Libero: “I partiti fanno soldi con le tasse, no ai rimborsi elettorali”

ROMA – Il quotidiano “Libero” continua la sua battaglia contro i rimborsi elettorali ai partiti e per mano del suo direttore Maurizio Belpietro attacca la politicca che “in barba al referendum si è ridata il finanziamento pubblico: 300 milioni l’anno che usano per i loro affari”.

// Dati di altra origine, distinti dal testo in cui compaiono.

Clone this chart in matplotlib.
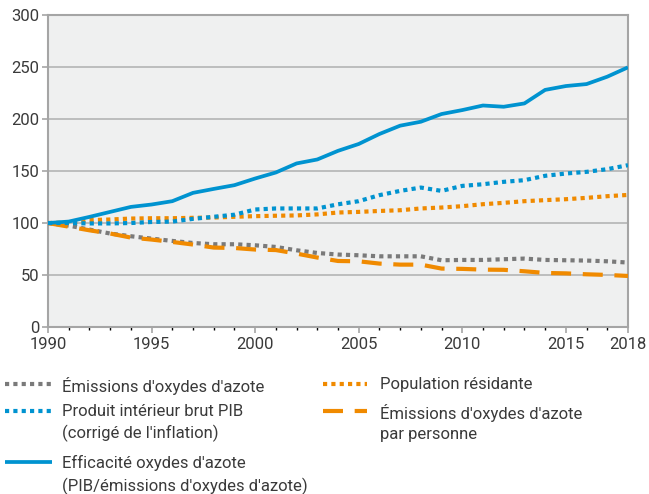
# NOx emissions vs GDP / population, index 1990 = 100
import numpy as np
import matplotlib
matplotlib.use('Agg')
import matplotlib.pyplot as plt
from matplotlib.lines import Line2D

plt.rcParams['font.family'] = ['Roboto', 'DejaVu Sans']

years = list(range(1990, 2019))

emissions = [100, 97.5, 93.7, 89.9, 87.3, 85, 82.8, 80.8, 79.6, 79.6, 78.6, 77, 73.8, 71.2,
             69.7, 69, 68, 68, 68, 64.2, 64.5, 64.5, 65.2, 65.8, 64.5, 64.2, 63.9, 63.2, 62]
gdp = [100, 100, 99.6, 99.6, 100, 101, 101.4, 104, 106, 108, 113, 114, 114, 114,
       118, 121, 126.8, 130.9, 134.1, 130.9, 135.7, 137.3, 139.6, 141.2, 145.4, 147.6, 149.2, 151.8, 155.6]
efficiency = [100, 101.4, 105.9, 110.7, 115.5, 117.8, 121, 129, 132.8, 136.4, 142.8, 148.6, 157.3, 161.1,
              169.4, 176, 185.6, 193.6, 197.4, 204.8, 208.6, 213, 211.8, 215, 228, 231.7, 233.6, 240.7, 249.7]
population = [100, 100.5, 102.8, 103.4, 104.3, 104.6, 104.6, 105, 105.3, 106, 106.6, 107, 107.3, 108.3,
              110.1, 110.7, 111.6, 112.3, 114, 114.9, 116.2, 118.1, 119.4, 121, 122, 122.9, 124.2, 125.8, 127]
per_person = [100, 96.5, 93, 89.9, 86, 84.1, 81.8, 79.3, 76.4, 76, 74.5, 74, 70.6, 66.8,
              63.5, 63.2, 61, 60, 60, 56.2, 55.9, 55.2, 55, 53.6, 52, 51.6, 50.7, 50.1, 49.1]

xticks = [1990, 1995, 2000, 2005, 2010, 2015, 2018]
yticks = [0, 50, 100, 150, 200, 250, 300]

BLUE = '#0093D0'
ORANGE = '#F08A00'
GREY = '#7A7A7A'
BG = '#EFF0F0'
GRID = '#B4B4B4'
TXT = '#3A3A3A'

DOT = (0, (1, 1))
DASH = (0, (4.8, 2.8))

series = [
    ('Émissions d\'oxydes d\'azote', emissions, GREY, DOT),
    ('Produit intérieur brut PIB\n(corrigé de l\'inflation)', gdp, BLUE, DOT),
    ('Efficacité oxydes d\'azote\n(PIB/émissions d\'oxydes d\'azote)', efficiency, BLUE, '-'),
    ('Population résidante', population, ORANGE, DOT),
    ('Émissions d\'oxydes d\'azote\npar personne', per_person, ORANGE, DASH),
]

fig = plt.figure(figsize=(6.49, 4.94), dpi=100, facecolor='white')
ax = fig.add_axes([0.074, 0.338, 0.8936, 0.6316])
ax.set_facecolor(BG)

# draw order: keep the solid line on top
for label, vals, col, ls in [series[0], series[4], series[3], series[1], series[2]]:
    lw = 2.7 if ls == '-' else 3.0
    ax.plot(years, vals, color=col, lw=lw, ls=ls, solid_capstyle='butt',
            dash_capstyle='butt', zorder=3)

ax.set_xlim(1990, 2018)
ax.set_ylim(0, 300)
ax.set_xticks(xticks)
ax.set_xticks(years, minor=True)
ax.set_yticks(yticks)
ax.grid(axis='y', color=GRID, lw=1.2, zorder=1)
ax.set_axisbelow(True)
for sp in ax.spines.values():
    sp.set_color('#A5A5A5')
    sp.set_linewidth(1.5)
ax.tick_params(axis='both', colors='#A5A5A5', labelcolor=TXT, labelsize=12, width=1.2)
ax.tick_params(axis='x', which='major', length=4, pad=3)
ax.tick_params(axis='x', which='minor', length=2.5, width=1)
ax.tick_params(axis='y', length=4, pad=2)

# legend drawn by hand, two columns
col_x = [(0.008, 0.08, 0.095), (0.497, 0.565, 0.585)]
rows_y = [0.222, 0.169, 0.064]
placement = [(0, 0), (0, 1), (0, 2), (1, 0), (1, 1)]
for (label, vals, col, ls), (c, r) in zip(series, placement):
    x0, x1, xt = col_x[c]
    y = rows_y[r]
    lw = 2.7 if ls == '-' else 3.0
    fig.add_artist(Line2D([x0, x1], [y, y], transform=fig.transFigure, color=col,
                          lw=lw, ls=ls, solid_capstyle='butt', dash_capstyle='butt'))
    fig.text(xt, y + 0.014, label, fontsize=12, color=TXT, va='top', ha='left',
             linespacing=1.45)

fig.savefig('out.png', dpi=100, facecolor='white')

Il riferimento è a un mini-scandalo che ha coinvolto la Lega Nord e ai soldi pubblici che sarebbero finiti in investimenti in Tanzania. Il giornale chiede dunque l’intervento del premier Mario Monti.  “Sono trascorsi più di vent’anni da quando un referendum promosso dai radicali abrogò la legge voluta da Flaminio Piccoli per finanziare i partiti. La norma, introdotta nel 1974, era stata sin dal principio impopolare, ma una prima consultazione nel 1978 non raccolse il numero di voti necessario a far cancellare il sistema. Nel 1993, in piena Tangentopoli, riproposto il quesito, a dire si all’abolizione del finanziamento pubblico, cioè a soldi dei contribuenti concessi senza controllo e trasparenza, fu invece il novanta per cento degli italiani. Una percentuale quasi bulgara, che non stupisce. Uno degli argomenti usati per difendere il meccanismo che donava miliardi ai partiti era la necessità di evitare che gli uomini politici si facessero corrompere per sostenere la propria organizzazione. Mani pulite però svelò che, nonostante il denaro concesso da parte dello Stato, i partiti rubavano senza ritegno. Di qui l’abolizione della legge che aveva generosamente elargito nel corso degli anni Settanta e Ottanta quattrini a un’intera classe politica.Ma del parere degli elettori il Parlamento se ne infischiò presto. Appena un anno dopo il referendum, con il consenso di tutti, Camera e Senato votarono un sistema di rimborsi elettorali che avrebbe dovuto consentire a chi non è ricco di poter comunque partecipare alla vita politica, affrontando le sfide della campagna elettorale”, ricostruisce Belpietro.